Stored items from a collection

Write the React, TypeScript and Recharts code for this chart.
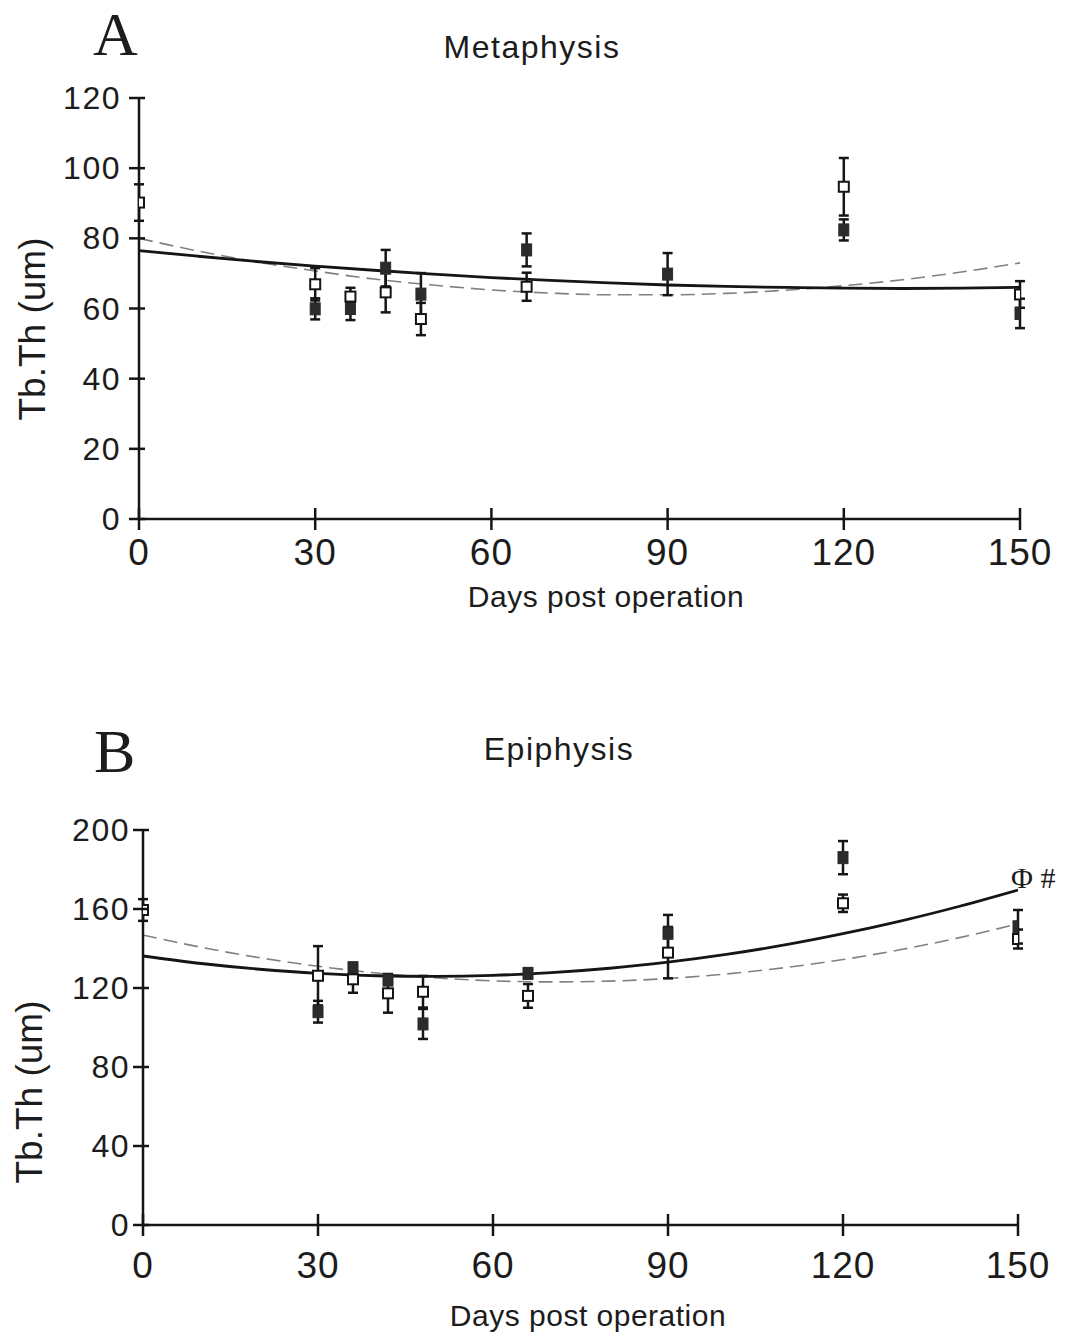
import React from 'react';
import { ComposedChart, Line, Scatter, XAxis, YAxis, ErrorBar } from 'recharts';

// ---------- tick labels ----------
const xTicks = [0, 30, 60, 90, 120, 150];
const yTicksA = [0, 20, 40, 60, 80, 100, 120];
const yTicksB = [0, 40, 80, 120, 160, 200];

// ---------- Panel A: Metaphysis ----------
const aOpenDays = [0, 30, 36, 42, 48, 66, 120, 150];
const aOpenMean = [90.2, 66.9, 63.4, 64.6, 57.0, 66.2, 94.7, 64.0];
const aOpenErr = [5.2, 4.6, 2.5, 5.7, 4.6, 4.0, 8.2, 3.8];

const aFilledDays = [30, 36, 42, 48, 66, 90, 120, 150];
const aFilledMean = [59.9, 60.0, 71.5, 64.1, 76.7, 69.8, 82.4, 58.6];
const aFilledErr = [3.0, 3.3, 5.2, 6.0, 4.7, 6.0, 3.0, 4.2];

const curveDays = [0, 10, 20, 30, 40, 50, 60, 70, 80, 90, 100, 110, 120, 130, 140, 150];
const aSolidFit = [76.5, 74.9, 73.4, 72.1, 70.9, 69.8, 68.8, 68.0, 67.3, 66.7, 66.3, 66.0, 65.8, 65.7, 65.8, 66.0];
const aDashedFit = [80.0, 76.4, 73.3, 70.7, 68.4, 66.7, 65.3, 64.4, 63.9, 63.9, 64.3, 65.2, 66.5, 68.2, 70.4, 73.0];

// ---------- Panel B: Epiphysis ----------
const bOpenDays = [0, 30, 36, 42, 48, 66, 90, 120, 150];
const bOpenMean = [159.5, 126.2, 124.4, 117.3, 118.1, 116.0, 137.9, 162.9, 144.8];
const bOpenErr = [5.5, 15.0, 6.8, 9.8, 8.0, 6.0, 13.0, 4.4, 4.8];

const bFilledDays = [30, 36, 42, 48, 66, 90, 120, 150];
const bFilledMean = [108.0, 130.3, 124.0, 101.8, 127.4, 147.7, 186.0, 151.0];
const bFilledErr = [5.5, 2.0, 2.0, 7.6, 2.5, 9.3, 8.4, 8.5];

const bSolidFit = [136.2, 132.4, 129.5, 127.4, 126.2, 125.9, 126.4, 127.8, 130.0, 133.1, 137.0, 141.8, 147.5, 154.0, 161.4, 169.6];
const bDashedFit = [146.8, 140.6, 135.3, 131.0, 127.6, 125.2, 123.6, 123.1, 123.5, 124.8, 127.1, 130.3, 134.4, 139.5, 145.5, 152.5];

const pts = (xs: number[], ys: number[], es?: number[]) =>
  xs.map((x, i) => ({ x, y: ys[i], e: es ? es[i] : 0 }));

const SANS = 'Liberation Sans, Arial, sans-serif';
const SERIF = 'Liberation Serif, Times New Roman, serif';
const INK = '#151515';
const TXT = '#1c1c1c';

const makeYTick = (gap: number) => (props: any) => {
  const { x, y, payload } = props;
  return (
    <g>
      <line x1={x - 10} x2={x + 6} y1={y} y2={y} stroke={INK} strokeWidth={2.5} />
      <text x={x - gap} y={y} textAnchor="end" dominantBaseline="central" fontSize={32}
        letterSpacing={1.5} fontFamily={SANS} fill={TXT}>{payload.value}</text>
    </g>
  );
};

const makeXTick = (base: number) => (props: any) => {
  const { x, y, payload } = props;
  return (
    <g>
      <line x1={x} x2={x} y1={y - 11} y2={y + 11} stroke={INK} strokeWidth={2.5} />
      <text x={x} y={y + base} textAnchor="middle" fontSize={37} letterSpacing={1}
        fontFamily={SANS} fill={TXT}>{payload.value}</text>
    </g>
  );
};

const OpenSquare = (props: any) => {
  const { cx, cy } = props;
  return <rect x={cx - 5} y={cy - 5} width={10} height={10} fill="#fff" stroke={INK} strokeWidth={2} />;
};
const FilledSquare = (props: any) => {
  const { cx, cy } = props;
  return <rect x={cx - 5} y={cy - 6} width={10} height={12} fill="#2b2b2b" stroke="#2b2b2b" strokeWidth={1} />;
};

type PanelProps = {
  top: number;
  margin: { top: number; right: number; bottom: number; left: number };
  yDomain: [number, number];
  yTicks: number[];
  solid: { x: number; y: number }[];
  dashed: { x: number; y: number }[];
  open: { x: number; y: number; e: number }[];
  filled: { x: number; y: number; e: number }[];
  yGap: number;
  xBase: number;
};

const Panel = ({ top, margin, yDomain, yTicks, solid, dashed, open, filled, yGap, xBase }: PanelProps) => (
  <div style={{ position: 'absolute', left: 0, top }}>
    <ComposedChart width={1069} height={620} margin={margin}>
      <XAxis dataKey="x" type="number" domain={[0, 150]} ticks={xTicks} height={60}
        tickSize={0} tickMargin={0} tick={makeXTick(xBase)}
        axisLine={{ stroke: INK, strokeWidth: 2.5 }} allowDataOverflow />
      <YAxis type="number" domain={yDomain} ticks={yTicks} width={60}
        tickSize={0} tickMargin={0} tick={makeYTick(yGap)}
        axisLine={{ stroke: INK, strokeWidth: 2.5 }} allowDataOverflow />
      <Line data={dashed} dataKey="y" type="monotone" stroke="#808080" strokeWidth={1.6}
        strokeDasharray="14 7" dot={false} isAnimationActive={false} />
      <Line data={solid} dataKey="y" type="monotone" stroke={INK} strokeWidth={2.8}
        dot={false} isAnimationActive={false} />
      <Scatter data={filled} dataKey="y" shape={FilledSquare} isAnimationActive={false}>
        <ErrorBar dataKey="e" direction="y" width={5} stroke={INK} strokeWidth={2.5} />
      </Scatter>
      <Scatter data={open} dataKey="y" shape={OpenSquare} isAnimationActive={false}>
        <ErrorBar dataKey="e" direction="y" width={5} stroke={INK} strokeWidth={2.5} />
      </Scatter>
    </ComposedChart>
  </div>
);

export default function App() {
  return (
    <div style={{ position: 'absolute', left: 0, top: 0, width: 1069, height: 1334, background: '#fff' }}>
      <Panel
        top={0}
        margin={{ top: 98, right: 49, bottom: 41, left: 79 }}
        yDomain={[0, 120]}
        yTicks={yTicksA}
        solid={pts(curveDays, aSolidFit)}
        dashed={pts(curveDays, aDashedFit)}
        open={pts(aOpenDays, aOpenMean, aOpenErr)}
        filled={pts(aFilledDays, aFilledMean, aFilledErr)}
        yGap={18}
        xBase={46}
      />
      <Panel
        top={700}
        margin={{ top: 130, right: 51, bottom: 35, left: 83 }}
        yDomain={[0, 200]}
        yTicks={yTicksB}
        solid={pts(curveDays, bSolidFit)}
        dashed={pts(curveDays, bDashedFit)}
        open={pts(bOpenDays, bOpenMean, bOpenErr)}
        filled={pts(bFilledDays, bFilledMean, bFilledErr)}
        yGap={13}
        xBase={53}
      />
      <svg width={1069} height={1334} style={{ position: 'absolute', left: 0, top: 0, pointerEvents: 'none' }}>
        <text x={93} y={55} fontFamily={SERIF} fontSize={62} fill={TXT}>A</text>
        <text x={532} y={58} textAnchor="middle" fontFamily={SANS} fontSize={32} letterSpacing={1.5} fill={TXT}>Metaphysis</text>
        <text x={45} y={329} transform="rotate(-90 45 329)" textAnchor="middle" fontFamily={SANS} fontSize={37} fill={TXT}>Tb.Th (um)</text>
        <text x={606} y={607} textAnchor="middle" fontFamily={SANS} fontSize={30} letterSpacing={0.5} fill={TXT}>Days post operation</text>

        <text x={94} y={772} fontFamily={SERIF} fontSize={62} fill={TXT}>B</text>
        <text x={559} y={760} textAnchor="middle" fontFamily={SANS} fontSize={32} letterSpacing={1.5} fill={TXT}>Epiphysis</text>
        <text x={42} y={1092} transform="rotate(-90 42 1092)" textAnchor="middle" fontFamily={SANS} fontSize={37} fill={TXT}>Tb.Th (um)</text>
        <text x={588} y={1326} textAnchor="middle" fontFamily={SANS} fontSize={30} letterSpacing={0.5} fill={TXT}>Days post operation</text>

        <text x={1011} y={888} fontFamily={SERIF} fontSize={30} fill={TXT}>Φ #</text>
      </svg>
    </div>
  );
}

==

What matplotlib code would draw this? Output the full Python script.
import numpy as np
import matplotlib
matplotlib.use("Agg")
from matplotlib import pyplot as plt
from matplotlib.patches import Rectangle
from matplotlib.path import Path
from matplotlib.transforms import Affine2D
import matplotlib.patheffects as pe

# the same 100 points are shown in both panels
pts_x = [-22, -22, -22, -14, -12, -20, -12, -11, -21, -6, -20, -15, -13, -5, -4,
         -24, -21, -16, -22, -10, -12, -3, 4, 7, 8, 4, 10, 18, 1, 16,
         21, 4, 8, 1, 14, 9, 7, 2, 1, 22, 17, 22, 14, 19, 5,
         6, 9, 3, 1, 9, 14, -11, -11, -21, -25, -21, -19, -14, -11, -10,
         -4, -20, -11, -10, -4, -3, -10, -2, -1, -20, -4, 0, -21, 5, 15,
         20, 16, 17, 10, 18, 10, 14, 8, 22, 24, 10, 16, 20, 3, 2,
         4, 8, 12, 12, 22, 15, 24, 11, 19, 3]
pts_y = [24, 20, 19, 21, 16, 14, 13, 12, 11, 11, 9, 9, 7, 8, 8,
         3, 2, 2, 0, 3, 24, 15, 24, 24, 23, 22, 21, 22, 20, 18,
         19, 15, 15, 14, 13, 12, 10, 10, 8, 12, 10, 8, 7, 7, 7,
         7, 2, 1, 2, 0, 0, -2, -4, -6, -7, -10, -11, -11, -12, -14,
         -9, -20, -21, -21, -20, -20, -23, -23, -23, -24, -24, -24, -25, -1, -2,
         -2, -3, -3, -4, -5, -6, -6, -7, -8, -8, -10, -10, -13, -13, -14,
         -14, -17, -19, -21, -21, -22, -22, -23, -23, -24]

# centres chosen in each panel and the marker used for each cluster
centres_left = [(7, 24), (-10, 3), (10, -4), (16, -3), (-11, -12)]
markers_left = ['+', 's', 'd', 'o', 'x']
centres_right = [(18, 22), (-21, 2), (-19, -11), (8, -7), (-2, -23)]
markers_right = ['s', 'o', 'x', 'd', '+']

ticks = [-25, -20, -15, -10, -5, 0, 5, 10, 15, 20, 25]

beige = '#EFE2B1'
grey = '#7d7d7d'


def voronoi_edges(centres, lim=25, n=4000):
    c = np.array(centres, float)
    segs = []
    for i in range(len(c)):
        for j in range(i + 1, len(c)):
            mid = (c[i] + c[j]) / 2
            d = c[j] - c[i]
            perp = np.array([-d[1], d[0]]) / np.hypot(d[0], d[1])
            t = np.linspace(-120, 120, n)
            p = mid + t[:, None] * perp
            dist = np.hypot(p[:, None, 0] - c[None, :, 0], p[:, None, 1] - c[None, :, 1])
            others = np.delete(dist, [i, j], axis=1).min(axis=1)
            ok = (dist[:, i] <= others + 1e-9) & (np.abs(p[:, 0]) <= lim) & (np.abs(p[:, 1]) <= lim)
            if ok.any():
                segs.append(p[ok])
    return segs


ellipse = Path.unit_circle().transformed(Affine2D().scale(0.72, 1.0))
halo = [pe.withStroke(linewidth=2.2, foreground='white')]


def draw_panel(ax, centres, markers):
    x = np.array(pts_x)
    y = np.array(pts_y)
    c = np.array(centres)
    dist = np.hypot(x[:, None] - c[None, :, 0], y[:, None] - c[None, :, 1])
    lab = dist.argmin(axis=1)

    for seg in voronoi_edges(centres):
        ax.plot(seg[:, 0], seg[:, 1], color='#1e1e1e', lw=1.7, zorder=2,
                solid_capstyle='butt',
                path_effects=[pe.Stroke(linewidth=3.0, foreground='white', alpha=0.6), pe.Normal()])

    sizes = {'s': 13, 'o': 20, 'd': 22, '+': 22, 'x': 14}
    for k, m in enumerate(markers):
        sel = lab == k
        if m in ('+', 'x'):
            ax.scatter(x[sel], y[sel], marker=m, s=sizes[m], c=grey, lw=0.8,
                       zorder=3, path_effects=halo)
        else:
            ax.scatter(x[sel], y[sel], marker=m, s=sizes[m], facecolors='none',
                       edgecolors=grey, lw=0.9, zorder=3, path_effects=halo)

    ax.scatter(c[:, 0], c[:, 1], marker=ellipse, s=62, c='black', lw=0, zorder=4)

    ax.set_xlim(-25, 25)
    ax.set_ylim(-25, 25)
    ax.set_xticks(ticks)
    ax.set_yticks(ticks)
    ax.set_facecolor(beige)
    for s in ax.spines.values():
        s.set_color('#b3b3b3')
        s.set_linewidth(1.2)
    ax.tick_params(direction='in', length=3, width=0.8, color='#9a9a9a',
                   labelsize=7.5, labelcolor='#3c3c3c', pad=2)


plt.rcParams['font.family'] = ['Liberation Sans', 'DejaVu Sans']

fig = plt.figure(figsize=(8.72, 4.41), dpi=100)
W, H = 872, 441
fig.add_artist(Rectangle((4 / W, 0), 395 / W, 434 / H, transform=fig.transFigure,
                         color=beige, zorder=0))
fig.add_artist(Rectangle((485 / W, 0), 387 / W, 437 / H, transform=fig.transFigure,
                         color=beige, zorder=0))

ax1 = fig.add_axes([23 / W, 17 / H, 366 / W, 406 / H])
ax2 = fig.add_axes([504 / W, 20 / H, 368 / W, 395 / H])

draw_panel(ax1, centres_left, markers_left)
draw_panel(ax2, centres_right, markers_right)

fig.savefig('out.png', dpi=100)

# EXERCISE OBJECTIVE
Write out the lines from the one containing "Write the React, TypeScript" down to the one containing "const bFilledErr = [5.5, 2.0, 2.0, 7.6, 2.5, 9.3, 8.4, 8.5];", both included, exactly as they appear. Leave out any pictures.

# EXERCISE RESPONSE
Write the React, TypeScript and Recharts code for this chart.
import React from 'react';
import { ComposedChart, Line, Scatter, XAxis, YAxis, ErrorBar } from 'recharts';

// ---------- tick labels ----------
const xTicks = [0, 30, 60, 90, 120, 150];
const yTicksA = [0, 20, 40, 60, 80, 100, 120];
const yTicksB = [0, 40, 80, 120, 160, 200];

// ---------- Panel A: Metaphysis ----------
const aOpenDays = [0, 30, 36, 42, 48, 66, 120, 150];
const aOpenMean = [90.2, 66.9, 63.4, 64.6, 57.0, 66.2, 94.7, 64.0];
const aOpenErr = [5.2, 4.6, 2.5, 5.7, 4.6, 4.0, 8.2, 3.8];

const aFilledDays = [30, 36, 42, 48, 66, 90, 120, 150];
const aFilledMean = [59.9, 60.0, 71.5, 64.1, 76.7, 69.8, 82.4, 58.6];
const aFilledErr = [3.0, 3.3, 5.2, 6.0, 4.7, 6.0, 3.0, 4.2];

const curveDays = [0, 10, 20, 30, 40, 50, 60, 70, 80, 90, 100, 110, 120, 130, 140, 150];
const aSolidFit = [76.5, 74.9, 73.4, 72.1, 70.9, 69.8, 68.8, 68.0, 67.3, 66.7, 66.3, 66.0, 65.8, 65.7, 65.8, 66.0];
const aDashedFit = [80.0, 76.4, 73.3, 70.7, 68.4, 66.7, 65.3, 64.4, 63.9, 63.9, 64.3, 65.2, 66.5, 68.2, 70.4, 73.0];

// ---------- Panel B: Epiphysis ----------
const bOpenDays = [0, 30, 36, 42, 48, 66, 90, 120, 150];
const bOpenMean = [159.5, 126.2, 124.4, 117.3, 118.1, 116.0, 137.9, 162.9, 144.8];
const bOpenErr = [5.5, 15.0, 6.8, 9.8, 8.0, 6.0, 13.0, 4.4, 4.8];

const bFilledDays = [30, 36, 42, 48, 66, 90, 120, 150];
const bFilledMean = [108.0, 130.3, 124.0, 101.8, 127.4, 147.7, 186.0, 151.0];
const bFilledErr = [5.5, 2.0, 2.0, 7.6, 2.5, 9.3, 8.4, 8.5];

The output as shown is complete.